Some things you just have to do….one of those things in Cape Town is visiting The Western Cape; the drive from Cape Town is beautiful through the Dynefontein Mountains and wine vineyards. Our first quick stop on the drive was at Hermanus Beach. Hermanus is popular for land-based whale watching of the southern right whale; a fantastic past time for a short time or if you’re 90. If you remember from my post regarding the “big 5” and “magnificent 7” while on safari;the large whales are considered one of the “Big 2” in the sea in South Africa. We continued up the coast a couple more miles until we finally came to Gansbaai. This sleepy sea village is home to the other animal part of the “Big 2” in the sea.
As we boarded the boat my stomach flipped over with nerves and my mind raced with anticipation. Shark cage diving is not what I do on an average Tuesday. Oh yeah, you heard correctly. Shark cage diving with actual great white sharks! Don’t worry the sharks can’t get into the cage, or at least that’s what I was told while I was signing a two page waiver. As soon as we dropped anchor the skippers on the boat began making chum, I suddenly had a strong desire for sushi. Anyway, we waited and waited and waited. The crew continued to scatter the chum and we patiently waited, and waited and waited. Eventually we picked up anchor and moved to a new spot. The first group of five people climbed into the cage and I stood on the upper deck of the boat ready for the first shark view. Once in the cage the crew threw a large chunk of bait attached to a buoy about 10 feet out from the boat. When a shark got close the crewmember in charge of spotting alerted the divers and then yelled “DOWN!” The crew reeled the bait towards the boat in hopes that the shark would swim really close to the cage. We didn’t have diving equipment, only our breath, when the crew yelled down we pulled ourselves below the surface of the water.

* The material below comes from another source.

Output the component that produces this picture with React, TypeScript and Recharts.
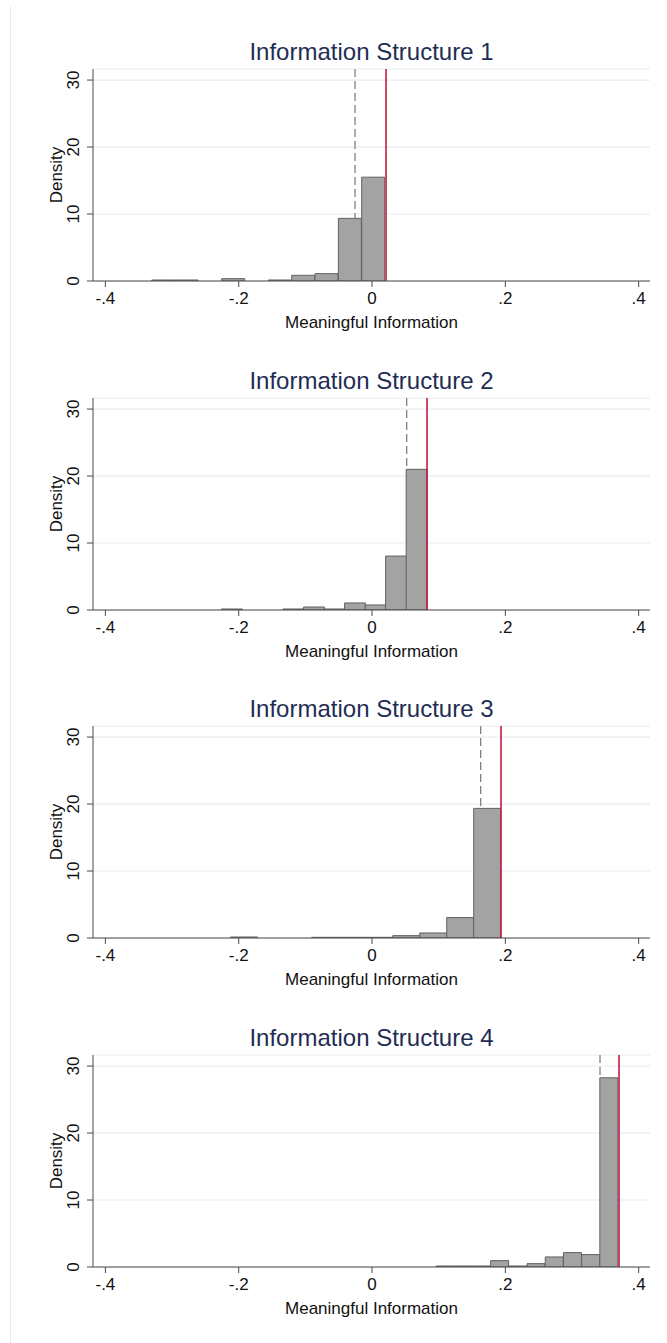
import { ComposedChart, Bar, XAxis, YAxis, CartesianGrid, ReferenceLine } from 'recharts'

// --- Data ---

const xTicks = [-0.4, -0.2, 0, 0.2, 0.4]
const yTicks = [0, 10, 20, 30]
const panelTitles = [
  'Information Structure 1',
  'Information Structure 2',
  'Information Structure 3',
  'Information Structure 4',
]

// bin midpoints and histogram densities, one pair per panel
const bins1 = [-0.313, -0.278, -0.243, -0.208, -0.173, -0.138, -0.103, -0.068, -0.033, 0.002]
const density1 = [0.15, 0.15, 0, 0.35, 0, 0.15, 0.85, 1.1, 9.35, 15.5]

const bins2 = [-0.2106, -0.1798, -0.149, -0.1182, -0.0874, -0.0566, -0.0258, 0.005, 0.0358, 0.0666]
const density2 = [0.15, 0, 0, 0.15, 0.45, 0.15, 1.05, 0.75, 8.05, 21.0]

const bins3 = [-0.1918, -0.1513, -0.1108, -0.0703, -0.0298, 0.0108, 0.0513, 0.0918, 0.1323, 0.1728]
const density3 = [0.15, 0, 0, 0.1, 0.1, 0.1, 0.35, 0.75, 3.05, 19.35]

const bins4 = [0.1097, 0.137, 0.1643, 0.1916, 0.2189, 0.2462, 0.2735, 0.3008, 0.3281, 0.3554]
const density4 = [0.15, 0.15, 0.15, 0.95, 0.15, 0.5, 1.5, 2.15, 1.85, 28.25]

// dashed grey line (mean) and solid red line (max), per panel
const meanLines = [-0.0255, 0.052, 0.163, 0.342]
const maxLines = [0.021, 0.0825, 0.1935, 0.3705]

// --- Styling ---

const FONT = '"Liberation Sans", Arial, Helvetica, sans-serif'
const TITLE = '#1f2d54'
const GRID = '#e4edf1'
const AXIS = '#4a4a4a'
const BAR = '#a3a3a3'
const BAR_EDGE = '#616161'
const RED = '#c81a40'
const DASH = '#808080'

const CHART_W = 667
const CHART_H = 345
const PANEL_STEP = 328.7
const Y_MAX = 31.65

const fmtTick = (v: number) => String(v).replace(/^(-?)0\./, '$1.')

const YTick = (props: any) => {
  const { x, y, payload } = props
  const bx = x - 6
  return (
    <text
      x={bx}
      y={y}
      transform={`rotate(-90 ${bx} ${y})`}
      textAnchor="middle"
      fontSize={17}
      fontFamily={FONT}
      fill="#111"
    >
      {payload.value}
    </text>
  )
}

type PanelProps = {
  title: string
  bins: number[]
  density: number[]
  mean: number
  max: number
  top: number
}

const Panel = ({ title, bins, density, mean, max, top }: PanelProps) => {
  const rows = bins.map((x, i) => ({ x, density: density[i] }))

  // the dashed mean line sits behind the bars, so it only shows above the bar it falls in
  const binWidth = bins[1] - bins[0]
  const hit = bins.findIndex(b => Math.abs(b - mean) <= binWidth / 2)
  const underMean = hit >= 0 ? density[hit] : 0

  return (
    <div style={{ position: 'absolute', left: 0, top, width: CHART_W, height: CHART_H }}>
      <div
        style={{
          position: 'absolute',
          left: 93,
          width: 557,
          top: 38,
          lineHeight: '28px',
          textAlign: 'center',
          fontFamily: FONT,
          fontSize: 24,
          color: TITLE,
        }}
      >
        {title}
      </div>
      <ComposedChart
        width={CHART_W}
        height={CHART_H}
        data={rows}
        margin={{ top: 69, right: 17, bottom: 4, left: 0 }}
        barCategoryGap={0}
        barGap={0}
      >
        <CartesianGrid vertical={false} stroke={GRID} strokeWidth={1.2} />
        <XAxis
          dataKey="x"
          type="number"
          domain={[-0.4186, 0.417]}
          ticks={xTicks}
          interval={0}
          allowDataOverflow
          tickFormatter={fmtTick}
          tickSize={6}
          tickMargin={5}
          height={60}
          stroke={AXIS}
          tick={{ fill: '#111', fontSize: 17, fontFamily: FONT }}
          label={{
            value: 'Meaningful Information',
            position: 'insideBottom',
            offset: 13,
            fill: '#111',
            fontSize: 17,
            fontFamily: FONT,
          }}
        />
        <YAxis
          type="number"
          domain={[0, Y_MAX]}
          ticks={yTicks}
          interval={0}
          allowDataOverflow
          width={93}
          tickSize={6}
          tickMargin={2}
          stroke={AXIS}
          tick={<YTick />}
          label={{
            value: 'Density',
            angle: -90,
            position: 'insideLeft',
            offset: 56,
            style: { textAnchor: 'middle' },
            fill: '#111',
            fontSize: 17,
            fontFamily: FONT,
          }}
        />
        <ReferenceLine
          segment={[
            { x: mean, y: Y_MAX },
            { x: mean, y: underMean },
          ]}
          stroke={DASH}
          strokeWidth={1.3}
          strokeDasharray="8 4"
        />
        <Bar
          dataKey="density"
          fill={BAR}
          stroke={BAR_EDGE}
          strokeWidth={1}
          isAnimationActive={false}
        />
        <ReferenceLine x={max} stroke={RED} strokeWidth={1.6} />
      </ComposedChart>
    </div>
  )
}

export default function App() {
  const allBins = [bins1, bins2, bins3, bins4]
  const allDensity = [density1, density2, density3, density4]
  return (
    <div
      style={{
        position: 'absolute',
        left: 0,
        top: 0,
        width: 667,
        height: 1343,
        background: '#fff',
        overflow: 'hidden',
      }}
    >
      {/* faint page border on the left */}
      <div
        style={{
          position: 'absolute',
          left: 10,
          top: 6,
          width: 1,
          height: 1337,
          background: '#e3ecef',
        }}
      />
      {panelTitles.map((t, i) => (
        <Panel
          key={t}
          title={t}
          bins={allBins[i]}
          density={allDensity[i]}
          mean={meanLines[i]}
          max={maxLines[i]}
          top={i * PANEL_STEP}
        />
      ))}
    </div>
  )
}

I was in-group two; without hesitation I put on my weight belt, mask and booties and jumped right into the cage. After seeing group one I wasn’t scared just excited to have my turn. We didn’t have as much luck with sightings in the second group; I saw the shark swim by and ignore the bait a few times. Nothing scary, nothing too exciting except that my fingers began to shrivel and freeze. I got out of the cage with a tepid feeling; I thought there should be more sharks and more excitement. The word on the street is that in the summer (which it is now) the water is actually colder and the sharks aren’t as active. Fortunately, there were only four people for the last group and when the crew asked if anyone wanted to go again I jumped at the opportunity. I climbed back into the freezing water to get another look at jaws! This was a great decision because even though I was shivering I had one of the best views of the entire day. At one point Jaws came around for the bait and this time he went for it and came swimming DIRECTLY into the cage. It all happened so quickly, but it was extremely intense. I started screaming under the water when I saw the massive jaws, teeth and eyes about 6” away from my face. The shark swam away quickly and we all surfaced amazed and yelling about the experience. The crew pulled us out of the cage because we had to get into shore while the tide was still high; we stayed on our shark high the entire ride back to Cape Town.